---- EXERCISE DATA

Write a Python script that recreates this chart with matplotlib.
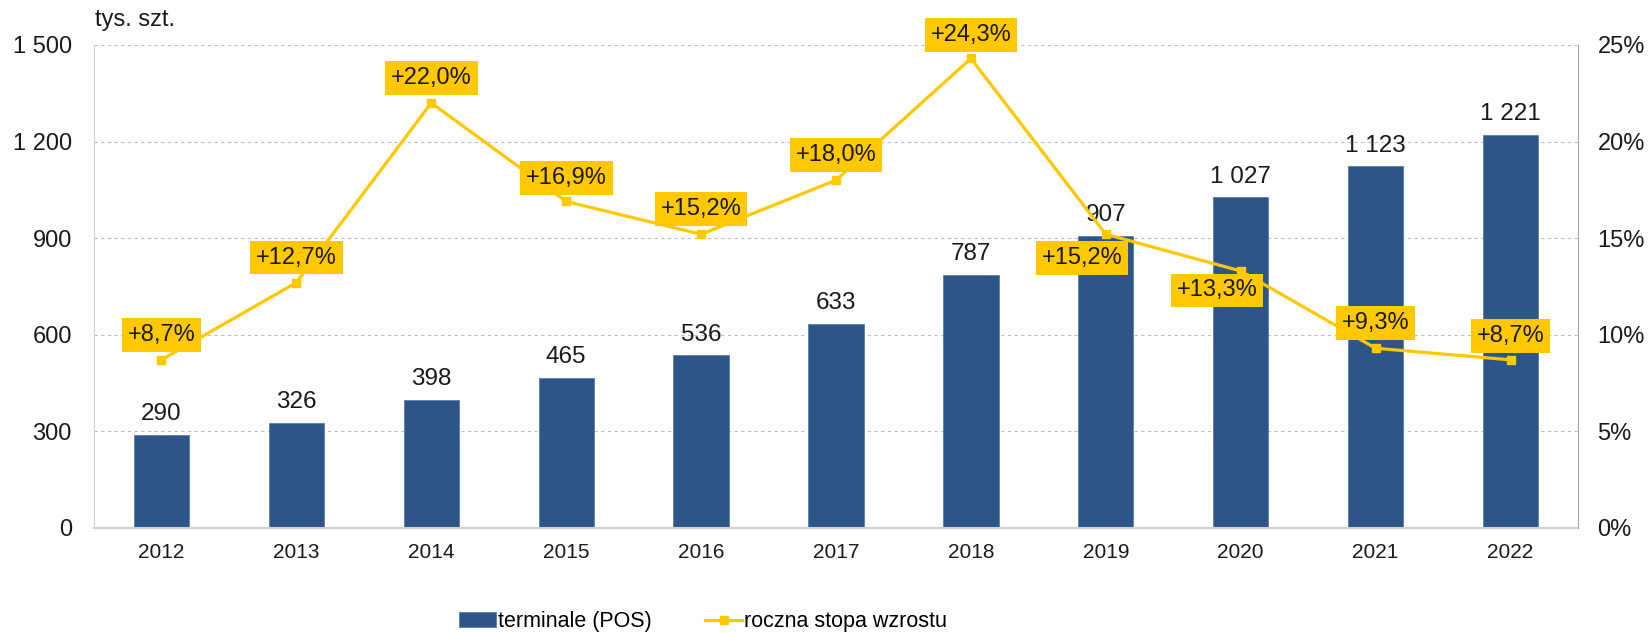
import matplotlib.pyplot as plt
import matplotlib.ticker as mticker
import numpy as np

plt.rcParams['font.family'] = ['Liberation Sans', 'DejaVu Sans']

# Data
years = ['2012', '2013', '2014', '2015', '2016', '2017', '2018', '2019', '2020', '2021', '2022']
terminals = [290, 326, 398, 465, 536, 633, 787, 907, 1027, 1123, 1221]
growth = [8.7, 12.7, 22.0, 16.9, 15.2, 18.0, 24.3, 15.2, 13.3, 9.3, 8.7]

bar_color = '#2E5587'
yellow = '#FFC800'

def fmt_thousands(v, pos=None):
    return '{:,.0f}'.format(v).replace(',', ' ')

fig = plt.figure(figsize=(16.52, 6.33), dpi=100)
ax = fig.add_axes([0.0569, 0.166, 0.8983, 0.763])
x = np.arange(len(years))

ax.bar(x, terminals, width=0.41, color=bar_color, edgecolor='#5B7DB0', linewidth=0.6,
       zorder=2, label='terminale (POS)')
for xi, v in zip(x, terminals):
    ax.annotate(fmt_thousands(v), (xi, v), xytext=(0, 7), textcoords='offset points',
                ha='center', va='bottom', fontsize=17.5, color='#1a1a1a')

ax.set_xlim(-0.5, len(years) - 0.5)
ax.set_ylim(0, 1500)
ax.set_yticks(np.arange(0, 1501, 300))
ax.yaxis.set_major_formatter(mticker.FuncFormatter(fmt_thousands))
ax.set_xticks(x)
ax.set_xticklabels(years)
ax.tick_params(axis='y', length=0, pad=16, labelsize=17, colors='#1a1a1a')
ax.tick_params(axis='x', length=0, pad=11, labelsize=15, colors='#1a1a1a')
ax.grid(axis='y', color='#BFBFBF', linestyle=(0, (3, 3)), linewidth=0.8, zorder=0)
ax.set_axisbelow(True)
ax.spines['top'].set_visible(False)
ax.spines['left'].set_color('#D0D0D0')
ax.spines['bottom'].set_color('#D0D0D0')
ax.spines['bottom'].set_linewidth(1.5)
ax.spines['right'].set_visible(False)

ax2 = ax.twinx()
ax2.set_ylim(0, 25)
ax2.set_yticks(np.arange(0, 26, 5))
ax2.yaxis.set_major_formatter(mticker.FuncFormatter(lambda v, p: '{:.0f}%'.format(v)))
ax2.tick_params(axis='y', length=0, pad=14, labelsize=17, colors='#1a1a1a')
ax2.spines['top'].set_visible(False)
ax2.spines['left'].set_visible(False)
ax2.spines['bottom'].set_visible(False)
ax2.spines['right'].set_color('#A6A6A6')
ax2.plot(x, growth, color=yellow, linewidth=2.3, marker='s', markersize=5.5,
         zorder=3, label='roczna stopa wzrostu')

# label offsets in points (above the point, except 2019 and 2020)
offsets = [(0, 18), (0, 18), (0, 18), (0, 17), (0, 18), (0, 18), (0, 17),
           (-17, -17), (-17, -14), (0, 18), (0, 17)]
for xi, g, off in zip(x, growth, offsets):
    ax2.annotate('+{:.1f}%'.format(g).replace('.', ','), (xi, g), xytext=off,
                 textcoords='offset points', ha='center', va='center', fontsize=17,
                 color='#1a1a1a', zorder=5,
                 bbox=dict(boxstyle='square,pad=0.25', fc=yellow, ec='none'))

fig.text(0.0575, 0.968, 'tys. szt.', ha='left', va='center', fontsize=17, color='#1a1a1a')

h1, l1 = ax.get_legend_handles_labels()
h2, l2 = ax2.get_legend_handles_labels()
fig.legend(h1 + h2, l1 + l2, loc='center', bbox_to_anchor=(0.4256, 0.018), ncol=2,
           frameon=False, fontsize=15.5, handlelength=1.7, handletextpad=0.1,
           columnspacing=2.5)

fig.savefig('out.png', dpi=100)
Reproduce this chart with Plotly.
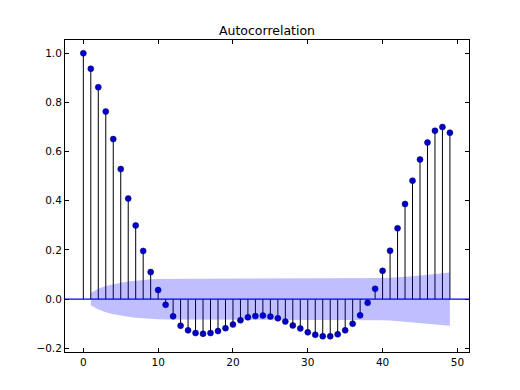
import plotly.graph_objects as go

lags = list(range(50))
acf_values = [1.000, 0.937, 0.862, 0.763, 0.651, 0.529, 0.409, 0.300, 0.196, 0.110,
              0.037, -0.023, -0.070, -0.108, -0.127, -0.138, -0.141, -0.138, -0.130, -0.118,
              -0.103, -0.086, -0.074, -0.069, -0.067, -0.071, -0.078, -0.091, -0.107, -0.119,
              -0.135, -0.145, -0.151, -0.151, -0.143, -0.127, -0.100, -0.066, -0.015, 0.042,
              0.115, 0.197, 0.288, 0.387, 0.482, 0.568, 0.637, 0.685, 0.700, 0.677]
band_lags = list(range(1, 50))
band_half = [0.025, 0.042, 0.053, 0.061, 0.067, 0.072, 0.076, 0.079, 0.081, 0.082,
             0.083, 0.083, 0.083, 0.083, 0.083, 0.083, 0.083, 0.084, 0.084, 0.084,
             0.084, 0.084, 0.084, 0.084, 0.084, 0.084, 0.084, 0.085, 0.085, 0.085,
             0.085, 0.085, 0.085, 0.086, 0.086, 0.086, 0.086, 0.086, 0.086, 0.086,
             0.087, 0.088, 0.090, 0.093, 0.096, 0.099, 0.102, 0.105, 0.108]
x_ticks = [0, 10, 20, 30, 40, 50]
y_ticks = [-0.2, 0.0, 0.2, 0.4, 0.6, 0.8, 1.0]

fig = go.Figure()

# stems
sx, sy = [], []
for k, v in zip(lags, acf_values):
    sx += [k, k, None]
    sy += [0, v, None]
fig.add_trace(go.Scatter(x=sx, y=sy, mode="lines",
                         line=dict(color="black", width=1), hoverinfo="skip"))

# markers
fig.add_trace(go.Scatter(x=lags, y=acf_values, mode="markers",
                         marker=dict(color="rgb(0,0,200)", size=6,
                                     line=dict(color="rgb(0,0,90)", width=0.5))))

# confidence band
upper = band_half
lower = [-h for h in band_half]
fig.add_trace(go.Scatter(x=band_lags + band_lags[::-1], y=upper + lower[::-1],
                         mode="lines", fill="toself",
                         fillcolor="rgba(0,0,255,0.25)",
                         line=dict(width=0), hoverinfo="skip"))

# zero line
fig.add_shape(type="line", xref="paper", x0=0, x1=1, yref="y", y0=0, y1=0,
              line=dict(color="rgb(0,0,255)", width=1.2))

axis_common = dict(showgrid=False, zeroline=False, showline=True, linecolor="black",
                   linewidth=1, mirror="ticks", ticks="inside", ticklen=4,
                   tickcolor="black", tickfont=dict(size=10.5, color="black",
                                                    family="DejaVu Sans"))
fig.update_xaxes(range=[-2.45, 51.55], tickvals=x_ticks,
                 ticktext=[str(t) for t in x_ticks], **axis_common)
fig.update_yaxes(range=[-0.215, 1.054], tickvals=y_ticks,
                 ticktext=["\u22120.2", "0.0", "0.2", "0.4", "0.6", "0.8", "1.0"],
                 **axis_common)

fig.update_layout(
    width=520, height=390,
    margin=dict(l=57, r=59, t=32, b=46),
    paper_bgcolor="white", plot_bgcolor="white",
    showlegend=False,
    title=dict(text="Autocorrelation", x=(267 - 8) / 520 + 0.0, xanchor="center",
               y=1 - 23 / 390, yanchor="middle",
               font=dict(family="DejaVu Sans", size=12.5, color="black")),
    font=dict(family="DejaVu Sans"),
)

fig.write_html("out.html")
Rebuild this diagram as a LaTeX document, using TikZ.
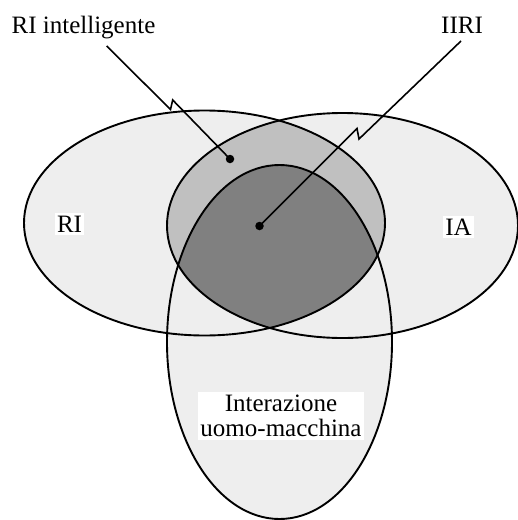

--------

Scan the listing above and identify each line holding the string "with"; copy every such line.

* [OUTPUT]:
Write a Python script that recreates this chart with matplotlib.
Reproduce this chart with Plotly.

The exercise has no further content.